* [EXERCISE OBJECTIVE]:
Look at the data below and print exactly the lines from its first line through the line with "from matplotlib import font_manager"; the pictures stay out of the copy.

====== DATA LINES ======

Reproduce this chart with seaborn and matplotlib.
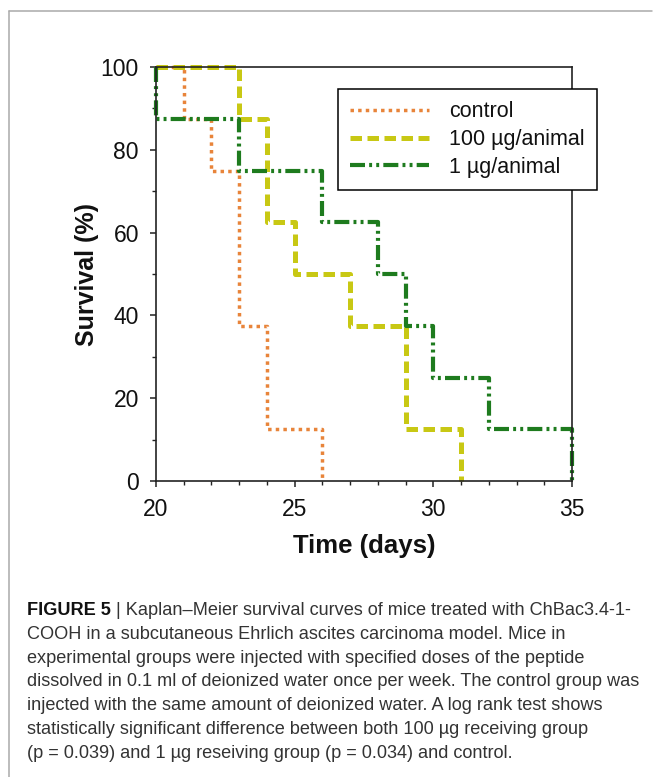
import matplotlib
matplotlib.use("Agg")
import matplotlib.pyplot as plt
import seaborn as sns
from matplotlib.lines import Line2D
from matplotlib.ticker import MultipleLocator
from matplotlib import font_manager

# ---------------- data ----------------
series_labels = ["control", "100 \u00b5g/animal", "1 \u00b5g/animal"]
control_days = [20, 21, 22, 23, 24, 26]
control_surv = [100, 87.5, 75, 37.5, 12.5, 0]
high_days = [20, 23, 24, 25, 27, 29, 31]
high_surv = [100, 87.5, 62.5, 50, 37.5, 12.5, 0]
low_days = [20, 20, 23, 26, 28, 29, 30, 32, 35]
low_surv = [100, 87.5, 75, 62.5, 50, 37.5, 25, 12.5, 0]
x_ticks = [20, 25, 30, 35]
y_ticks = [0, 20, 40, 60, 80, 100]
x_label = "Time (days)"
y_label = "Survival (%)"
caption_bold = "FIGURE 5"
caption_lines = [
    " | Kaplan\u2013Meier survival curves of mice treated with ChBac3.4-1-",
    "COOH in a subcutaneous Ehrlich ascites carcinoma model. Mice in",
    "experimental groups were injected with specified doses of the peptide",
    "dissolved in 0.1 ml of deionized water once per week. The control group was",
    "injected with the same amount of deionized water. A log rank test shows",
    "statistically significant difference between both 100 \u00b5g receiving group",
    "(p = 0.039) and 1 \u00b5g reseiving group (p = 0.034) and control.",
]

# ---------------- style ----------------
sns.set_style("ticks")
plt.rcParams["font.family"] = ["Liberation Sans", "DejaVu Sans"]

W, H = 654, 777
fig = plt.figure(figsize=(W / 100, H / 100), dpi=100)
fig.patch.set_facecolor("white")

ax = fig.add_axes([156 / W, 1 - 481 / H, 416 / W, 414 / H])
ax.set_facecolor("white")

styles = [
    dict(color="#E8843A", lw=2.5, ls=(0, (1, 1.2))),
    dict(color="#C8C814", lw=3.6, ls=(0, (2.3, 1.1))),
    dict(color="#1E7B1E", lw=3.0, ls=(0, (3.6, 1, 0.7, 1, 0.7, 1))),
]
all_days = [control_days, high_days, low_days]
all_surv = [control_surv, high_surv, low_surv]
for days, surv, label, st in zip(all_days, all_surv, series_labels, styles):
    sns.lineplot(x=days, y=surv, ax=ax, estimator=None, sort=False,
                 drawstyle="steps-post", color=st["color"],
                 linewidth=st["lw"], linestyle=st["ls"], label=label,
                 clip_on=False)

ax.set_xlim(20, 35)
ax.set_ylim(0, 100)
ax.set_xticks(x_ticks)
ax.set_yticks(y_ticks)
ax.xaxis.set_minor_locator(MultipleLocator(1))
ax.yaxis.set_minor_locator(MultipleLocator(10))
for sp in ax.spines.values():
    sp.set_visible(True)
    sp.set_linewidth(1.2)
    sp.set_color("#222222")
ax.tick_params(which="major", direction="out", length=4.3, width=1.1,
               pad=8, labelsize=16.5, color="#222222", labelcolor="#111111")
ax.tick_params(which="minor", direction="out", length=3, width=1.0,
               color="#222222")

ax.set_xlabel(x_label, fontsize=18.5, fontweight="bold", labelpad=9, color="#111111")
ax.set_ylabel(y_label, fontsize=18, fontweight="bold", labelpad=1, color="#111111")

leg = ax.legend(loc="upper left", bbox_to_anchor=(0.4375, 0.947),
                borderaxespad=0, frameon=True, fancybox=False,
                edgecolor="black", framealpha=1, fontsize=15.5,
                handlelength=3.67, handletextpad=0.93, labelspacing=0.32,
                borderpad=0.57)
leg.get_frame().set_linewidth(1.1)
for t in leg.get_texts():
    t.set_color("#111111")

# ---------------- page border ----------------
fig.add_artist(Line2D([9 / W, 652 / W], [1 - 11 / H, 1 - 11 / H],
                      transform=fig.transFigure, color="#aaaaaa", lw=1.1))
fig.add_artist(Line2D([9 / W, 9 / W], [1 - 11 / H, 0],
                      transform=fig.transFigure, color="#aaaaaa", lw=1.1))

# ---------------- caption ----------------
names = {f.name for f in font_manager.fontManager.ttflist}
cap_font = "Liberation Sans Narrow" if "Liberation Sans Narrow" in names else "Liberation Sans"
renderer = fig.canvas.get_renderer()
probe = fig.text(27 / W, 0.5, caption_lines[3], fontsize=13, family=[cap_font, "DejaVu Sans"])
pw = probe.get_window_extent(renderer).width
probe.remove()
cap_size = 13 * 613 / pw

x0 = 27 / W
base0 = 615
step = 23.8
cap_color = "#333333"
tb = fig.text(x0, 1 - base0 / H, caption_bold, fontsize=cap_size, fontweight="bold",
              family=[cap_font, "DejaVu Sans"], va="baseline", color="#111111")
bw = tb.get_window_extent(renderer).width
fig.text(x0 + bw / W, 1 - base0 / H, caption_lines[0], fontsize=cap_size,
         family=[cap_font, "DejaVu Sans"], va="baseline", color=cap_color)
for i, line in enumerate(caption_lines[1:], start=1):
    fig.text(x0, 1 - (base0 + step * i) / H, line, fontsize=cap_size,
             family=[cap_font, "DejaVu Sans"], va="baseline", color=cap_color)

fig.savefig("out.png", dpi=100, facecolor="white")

======

* [OUTPUT FOR THIS EXERCISE]:
Reproduce this chart with seaborn and matplotlib.
import matplotlib
matplotlib.use("Agg")
import matplotlib.pyplot as plt
import seaborn as sns
from matplotlib.lines import Line2D
from matplotlib.ticker import MultipleLocator
from matplotlib import font_manager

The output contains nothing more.